By Brendan O’brien,Irishexaminer.com
Copyright irishexaminer
Six points was the aim from this two-match window. That went by the wayside thanks to a disastrous opening against Hungary rescued in part by a second-half comeback and draw.
But nothing less than a win in Eastern Europe would do if the country could hope to be represented across the pond next summer.
This 2-1 loss, and the nature of it, makes the next four games academic. It will mean five qualifying campaigns without a major final at the end of it.
The team’s absence from a World Cup will stretch to 28 years and it leaves Heimir Hallgrimsson with one foot out the door given his contract ends after this campaign.

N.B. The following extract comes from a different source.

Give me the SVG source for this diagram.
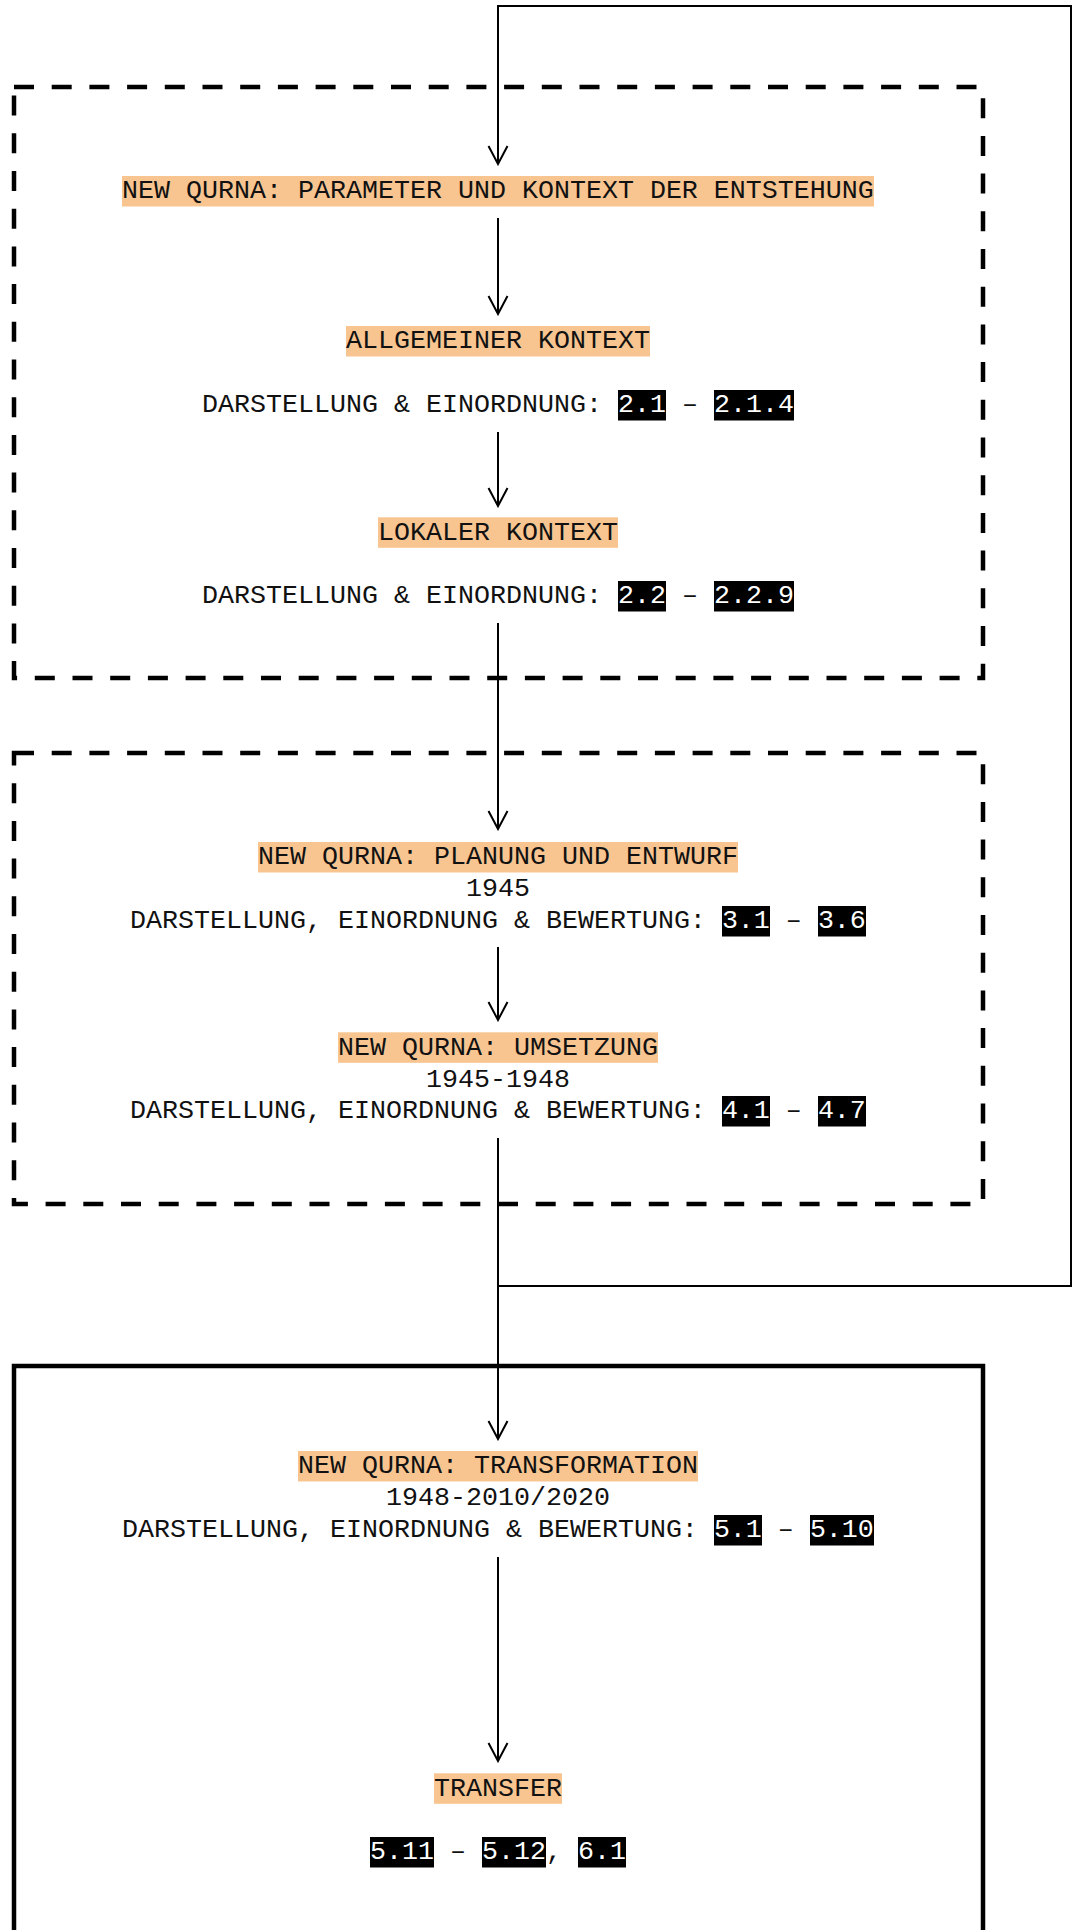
<svg xmlns="http://www.w3.org/2000/svg" width="1076" height="1930" viewBox="0 0 1076 1930">
<style>
.t{font-family:"Liberation Mono","Courier New",monospace;font-size:26.667px;fill:#111}
.w{fill:#fff}
.hl{fill:#F8C591}
.nb{fill:#000}
.dash{fill:none;stroke:#000;stroke-width:4.5;stroke-dasharray:20 17.7}
.solid{fill:none;stroke:#000;stroke-width:4.5}
.edge{fill:none;stroke:#000;stroke-width:2;marker-end:url(#arr)}
</style>
<defs>
<marker id="arr" markerUnits="userSpaceOnUse" viewBox="-20 -11 22 22" refX="0" refY="0" markerWidth="22" markerHeight="22" orient="auto">
<path d="M-18,-9.5 L0,0 L-18,9.5" fill="none" stroke="#000" stroke-width="2"/>
</marker>
</defs>
<g id="groups">
<rect id="group1" class="dash" x="14" y="87" width="969" height="591"/>
<rect id="group2" class="dash" x="14" y="753" width="969" height="451"/>
<rect id="group3" class="solid" x="14" y="1366" width="969" height="600"/>
</g>
<g id="connectors">
<path class="edge" d="M498,1286 H1071 V6 H498 V164"/>
<path class="edge" d="M498,218 V314"/>
<path class="edge" d="M498,432 V506"/>
<path class="edge" d="M498,623 V829"/>
<path class="edge" d="M498,947 V1020"/>
<path class="edge" d="M498,1138 V1439"/>
<path class="edge" d="M498,1557 V1761"/>
</g>
<g id="n-title">
<rect class="hl" x="122" y="176" width="752" height="30.5"/>
<text class="t" x="122" y="198.2" xml:space="preserve">NEW QURNA: PARAMETER UND KONTEXT DER ENTSTEHUNG</text>
</g>
<g id="n-allgemein">
<rect class="hl" x="346" y="326" width="304" height="30.5"/>
<text class="t" x="346" y="348.2" xml:space="preserve">ALLGEMEINER KONTEXT</text>
<rect class="nb" x="618" y="390" width="48" height="30.5"/>
<rect class="nb" x="714" y="390" width="80" height="30.5"/>
<text class="t" x="202" y="412.2" xml:space="preserve">DARSTELLUNG &amp; EINORDNUNG: <tspan class="w">2.1</tspan> – <tspan class="w">2.1.4</tspan></text>
</g>
<g id="n-lokal">
<rect class="hl" x="378" y="517.3" width="240" height="30.5"/>
<text class="t" x="378" y="539.5" xml:space="preserve">LOKALER KONTEXT</text>
<rect class="nb" x="618" y="581" width="48" height="30.5"/>
<rect class="nb" x="714" y="581" width="80" height="30.5"/>
<text class="t" x="202" y="603.2" xml:space="preserve">DARSTELLUNG &amp; EINORDNUNG: <tspan class="w">2.2</tspan> – <tspan class="w">2.2.9</tspan></text>
</g>
<g id="n-planung">
<rect class="hl" x="258" y="842" width="480" height="30.5"/>
<text class="t" x="258" y="864.2" xml:space="preserve">NEW QURNA: PLANUNG UND ENTWURF</text>
<text class="t" x="466" y="896.2" xml:space="preserve">1945</text>
<rect class="nb" x="722" y="906" width="48" height="30.5"/>
<rect class="nb" x="818" y="906" width="48" height="30.5"/>
<text class="t" x="130" y="928.2" xml:space="preserve">DARSTELLUNG, EINORDNUNG &amp; BEWERTUNG: <tspan class="w">3.1</tspan> – <tspan class="w">3.6</tspan></text>
</g>
<g id="n-umsetzung">
<rect class="hl" x="338" y="1032.3" width="320" height="30.5"/>
<text class="t" x="338" y="1054.5" xml:space="preserve">NEW QURNA: UMSETZUNG</text>
<text class="t" x="426" y="1086.5" xml:space="preserve">1945-1948</text>
<rect class="nb" x="722" y="1096" width="48" height="30.5"/>
<rect class="nb" x="818" y="1096" width="48" height="30.5"/>
<text class="t" x="130" y="1118.2" xml:space="preserve">DARSTELLUNG, EINORDNUNG &amp; BEWERTUNG: <tspan class="w">4.1</tspan> – <tspan class="w">4.7</tspan></text>
</g>
<g id="n-transformation">
<rect class="hl" x="298" y="1451" width="400" height="30.5"/>
<text class="t" x="298" y="1473.2" xml:space="preserve">NEW QURNA: TRANSFORMATION</text>
<text class="t" x="386" y="1505.2" xml:space="preserve">1948-2010/2020</text>
<rect class="nb" x="714" y="1515" width="48" height="30.5"/>
<rect class="nb" x="810" y="1515" width="64" height="30.5"/>
<text class="t" x="122" y="1537.2" xml:space="preserve">DARSTELLUNG, EINORDNUNG &amp; BEWERTUNG: <tspan class="w">5.1</tspan> – <tspan class="w">5.10</tspan></text>
</g>
<g id="n-transfer">
<rect class="hl" x="434" y="1773.3" width="128" height="30.5"/>
<text class="t" x="434" y="1795.5" xml:space="preserve">TRANSFER</text>
<rect class="nb" x="370" y="1837" width="64" height="30.5"/>
<rect class="nb" x="482" y="1837" width="64" height="30.5"/>
<rect class="nb" x="578" y="1837" width="48" height="30.5"/>
<text class="t" x="370" y="1859.2" xml:space="preserve"><tspan class="w">5.11</tspan> – <tspan class="w">5.12</tspan>, <tspan class="w">6.1</tspan></text>
</g>
</svg>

Nothing ever straightforward with this team
No early concession this time for the Boys in Green and yet they insist on inviting pain on themselves.
Bringing all the momentum from that second-half surge against Hungary to Yerevan, they started impressively and could have been 2-0 up before losing their rhythm and inviting trouble.
Armenia had conceded 21 goals in their last five games, won three times in 21 attempts, and their last experience was a 5-0 loss at home to Portugal.
The 105th-ranked team was there for the taking. Until they weren’t. By the end of the first-half they had a 1-0 lead having already hit the bar against a side that basically disintegrated.
The way Ireland were opened up time and again as Armenia swept goalwards was absolutely damning. And this is an Irish team managed by a self-declared pragmatist. Extraordinary.
Up there with the 5-2 loss to Cyprus under Steve Staunton, Stephen Kenny’s 1-0 loss to Luxembourg, and the ‘I had a Macedonia’ horror shows.
Ireland went back to build a new future by appointing Mick McCarthy. That ended badly. They went for the homegrown, blue-sky dreamer in Stephen Kenny.
That prompted a Civil War in the Irish game before ending in disillusionment. And now the leftfield option of a likeable and straight-talking Icelander has come to this.
This will lead in the short-term to the inevitable navel-gazing and debates on the footballing pyramid, academies, the dumpster fire that is the FAI and countless other thorny matters but, while this team are no world beaters, it’s impossible to argue that they shouldn’t be miles better than this.
Ireland have excellent goalkeepers, defenders that are regulars for clubs in England’s two biggest leagues and genuinely dangerous forwards in Evan Ferguson, Troy Parrott and Adam Idah.
If the midfield options are a problem then it shouldn’t translate into the debacle on show in Yerevan. There is no excuse for this.